Apalagi, pemerintah hanya melihat dan menimbang faktor ekonomi dalam rencana pelonggaran PSBB. Mereka khawatir jika PSBB bisa meningkatkan risiko warga terpapar PHK.
Padahal Permenkes No. 9 Tahun 2020 tentang PSBB mensyaratkan perlunya kajian ilmiah epidemiologi untuk menilai sukses atau gagalnya pelaksanaan PSBB dalam menurunkan jumlah kasus baru, sebelum memutuskan pencabutan status PSBB.
"Evaluasi PSBB harus didukung dengan data yang valid, terutama angka reproduksi kasus (Ro) sebelum dan sesudah intervensi. Intervensi dianggap berhasil jika nilai Ro semakin menurun setelah intervensi hingga mendekati nol, yang artinya tidak lagi terjadi penularan,” kata kolaborator platform Laporcovid19.org yang juga kandidat doktor epidemiologi dari Griffith University, dr. Dicky Budiman.
Hasil kajian Laporcovid19.org terhadap data resmi pemerintah dan laporan warga menyimpulkan, kendala untuk membangun data yang baik di antaranya terjadi karena sumbatan dalam pemeriksaan dan pelaporan hasil COVID-19 dan tidak lengkapnya data laporan kematian.
Pemeriksaan dengan menggunakan tes dengan metode swab (PCR), sekalipun mulai terjadi peningkatan jumlah, namun masih belum mencapai 10.000 tes per hari seperti telah ditargetkan pemerintah sejak sebulan lalu.
Hingga saat ini, Indonesia masih memiliki kapasitas tes per populasi sangat rendah, bahkan termasuk paling rendah di Asia. Data di worldmeters.info pada Minggu (10/5) menunjukkan Indonesia baru melakukan pemeriksaan terhadap 552 orang per sejuta penduduk. Jumlah ini lebih kecil dibandingkan dengan Filipina sebanyak 1.439 orang per sejuta penduduk, Malaysia yang sudah memeriksa 7.573 orang per sejuta penduduk, atau Korea Selatan sebanyak 12.949 orang per sejuta penduduk.
Dari kajian bersama para kolaborator, koalisi menyimpulkan bahwa jumlah tes PCR di Indonesia masih rendah.
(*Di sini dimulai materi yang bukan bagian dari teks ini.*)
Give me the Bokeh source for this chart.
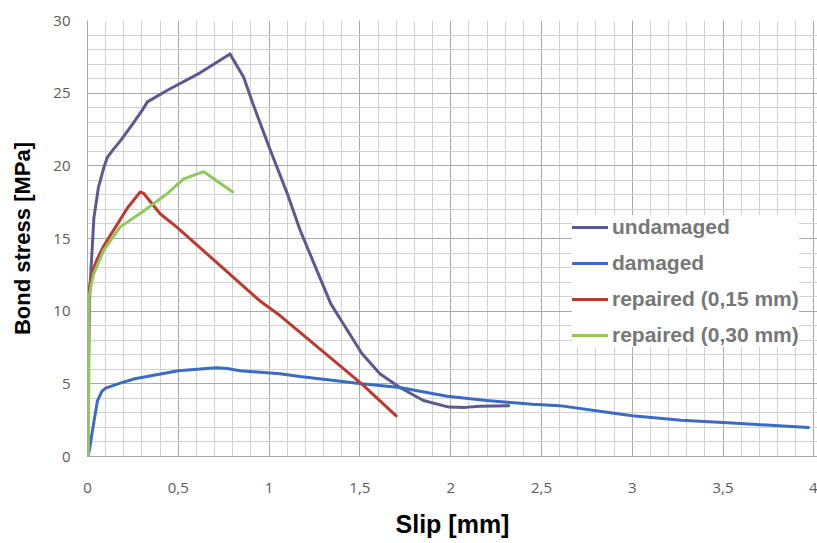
from bokeh.plotting import figure
from bokeh.models import FixedTicker, Range1d, Legend, LegendItem
from bokeh.embed import file_html
from bokeh.resources import INLINE

# ---- data ----
undamaged_x = [0, 0.005, 0.01, 0.016, 0.035, 0.06, 0.09, 0.11, 0.14, 0.18, 0.25, 0.30, 0.33, 0.44, 0.62, 0.785,
               0.86, 0.91, 1.0, 1.10, 1.17, 1.24, 1.34, 1.43, 1.51, 1.61, 1.72, 1.85, 1.99, 2.08, 2.16, 2.32]
undamaged_y = [0, 6, 10.5, 12.1, 16.4, 18.5, 19.9, 20.6, 21.1, 21.7, 22.9, 23.8, 24.4, 25.2, 26.4, 27.7,
               26.1, 24.3, 21.3, 18.1, 15.6, 13.5, 10.5, 8.7, 7.1, 5.7, 4.75, 3.85, 3.4, 3.38, 3.45, 3.5]

damaged_x = [0, 0.01, 0.03, 0.055, 0.08, 0.1, 0.18, 0.26, 0.5, 0.71, 0.77, 0.84, 1.06, 1.17, 1.51, 1.72,
             1.98, 2.2, 2.45, 2.6, 2.8, 3.0, 3.27, 3.55, 3.97]
damaged_y = [0, 0.4, 2.0, 3.85, 4.5, 4.7, 5.05, 5.35, 5.9, 6.1, 6.05, 5.9, 5.7, 5.5, 5.0, 4.75,
             4.15, 3.85, 3.6, 3.5, 3.15, 2.8, 2.5, 2.3, 2.0]

rep15_x = [0, 0.005, 0.01, 0.03, 0.05, 0.09, 0.13, 0.22, 0.29, 0.31, 0.40, 0.49, 0.68, 0.95, 1.06, 1.51, 1.70]
rep15_y = [0, 6, 11.6, 12.8, 13.5, 14.5, 15.3, 17.1, 18.2, 18.1, 16.7, 15.8, 13.7, 10.7, 9.7, 5.0, 2.8]

rep30_x = [0.005, 0.007, 0.009, 0.02, 0.035, 0.09, 0.18, 0.31, 0.44, 0.53, 0.64, 0.80]
rep30_y = [0, 5, 11.0, 11.8, 12.6, 14.2, 15.8, 16.9, 18.1, 19.1, 19.6, 18.2]

series_names = ["undamaged", "damaged", "repaired (0,15 mm)", "repaired (0,30 mm)"]

x_ticks = [0, 0.5, 1, 1.5, 2, 2.5, 3, 3.5, 4]
x_tick_labels = ["0", "0,5", "1", "1,5", "2", "2,5", "3", "3,5", "4"]
y_ticks = [0, 5, 10, 15, 20, 25, 30]

# ---- style ----
colors = ["#5c5890", "#3c6bc3", "#bd3a31", "#8fc95c"]
major_grid = "#a9a9a9"
minor_grid = "#d2d2d2"
tick_font = "Open Sans"
tick_size = "15px"
tick_color = "#5a5a5a"
x_pad = 0.02  # small room right of the last tick so its label stays on the page

p = figure(width=817, height=541, output_backend="svg", toolbar_location=None,
           x_range=Range1d(x_ticks[0], x_ticks[-1] + x_pad), y_range=Range1d(y_ticks[0], y_ticks[-1]),
           min_border_left=87, min_border_right=0, min_border_top=20, min_border_bottom=85)
p.outline_line_color = None
p.background_fill_color = "white"

x_minor = [round(i * 0.1, 1) for i in range(0, 41)]
y_minor = list(range(0, 31))
p.xaxis.ticker = FixedTicker(ticks=x_ticks, minor_ticks=x_minor)
p.yaxis.ticker = FixedTicker(ticks=y_ticks, minor_ticks=y_minor)

overrides = {}
for t, lab in zip(x_ticks, x_tick_labels):
    key = int(t) if float(t).is_integer() else t
    overrides[key] = lab
p.xaxis.major_label_overrides = overrides

for ax in (p.xaxis, p.yaxis):
    ax.major_tick_out = 0
    ax.major_tick_in = 0
    ax.minor_tick_out = 0
    ax.minor_tick_in = 0
    ax.axis_line_color = major_grid
    ax.major_label_text_font = tick_font
    ax.major_label_text_font_size = tick_size
    ax.major_label_text_color = tick_color
    ax.axis_label_text_font = "Liberation Sans"
    ax.axis_label_text_font_style = "bold"
    ax.axis_label_text_color = "black"

p.xaxis.axis_label = "Slip [mm]"
p.xaxis.axis_label_text_font_size = "25px"
p.xaxis.major_label_standoff = 26
p.xaxis.axis_label_standoff = 14

p.yaxis.axis_label = "Bond stress [MPa]"
p.yaxis.axis_label_text_font_size = "22px"
p.yaxis.major_label_standoff = 17
p.yaxis.axis_label_standoff = 15

p.xgrid.grid_line_color = major_grid
p.ygrid.grid_line_color = major_grid
p.xgrid.minor_grid_line_color = minor_grid
p.ygrid.minor_grid_line_color = minor_grid
p.xgrid.grid_line_width = 1
p.ygrid.grid_line_width = 1

xs = [undamaged_x, damaged_x, rep15_x, rep30_x]
ys = [undamaged_y, damaged_y, rep15_y, rep30_y]
renderers = []
for x, y, c in zip(xs, ys, colors):
    r = p.line(x, y, line_color=c, line_width=3, line_join="round", line_cap="round")
    renderers.append(r)

legend = Legend(items=[LegendItem(label=n, renderers=[r]) for n, r in zip(series_names, renderers)],
                location=(485, 109))
legend.label_text_font = "Liberation Sans"
legend.label_text_font_style = "bold"
legend.label_text_font_size = "21px"
legend.label_text_color = "#777777"
legend.glyph_width = 36
legend.glyph_height = 24
legend.label_height = 24
legend.label_standoff = 4
legend.spacing = 12
legend.padding = 6
legend.margin = 0
legend.border_line_color = None
legend.background_fill_color = "white"
legend.background_fill_alpha = 1.0
p.add_layout(legend, "center")

open("out.html", "w").write(file_html(p, INLINE))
Data yang dianalisis kolaborator Laporcovid19.org yang juga ilmuwan dari Eijkman Oxford Clinical Research Unit, Iqbal Elyazar, PhD menunjukkan orang yang diperiksa dengan pemeriksaan swab rata-rata masih di bawah 5.000 orang per hari.
Padahal, pemeriksaan merupakan kunci penting untuk penanganan selanjutnya, terutama dalam penapisan atau memisahkan yang sakit dari yang sehat sehingga tidak memicu penularan baru. Selain itu, pemeriksaan yang cepat dan akurat juga akan mempercepat penanganan pasien.
Kesimpulan berikutnya, proses tes COVID-19 di Indonesia masih memakan waktu lama. Selain jumlah dan akses pemeriksaan yang masih terbatas, prosedur pemeriksaan di Indonesia, hingga keluarnya hasil tes juga masih sangat lama. Kondisi ini menyebabkan kurva epidemiologi di Indonesia yang didasarkan pada pelaporan kasus harian oleh pemerintah akan menghadapi masalah akurasi (underreporting) dan keterlambatan.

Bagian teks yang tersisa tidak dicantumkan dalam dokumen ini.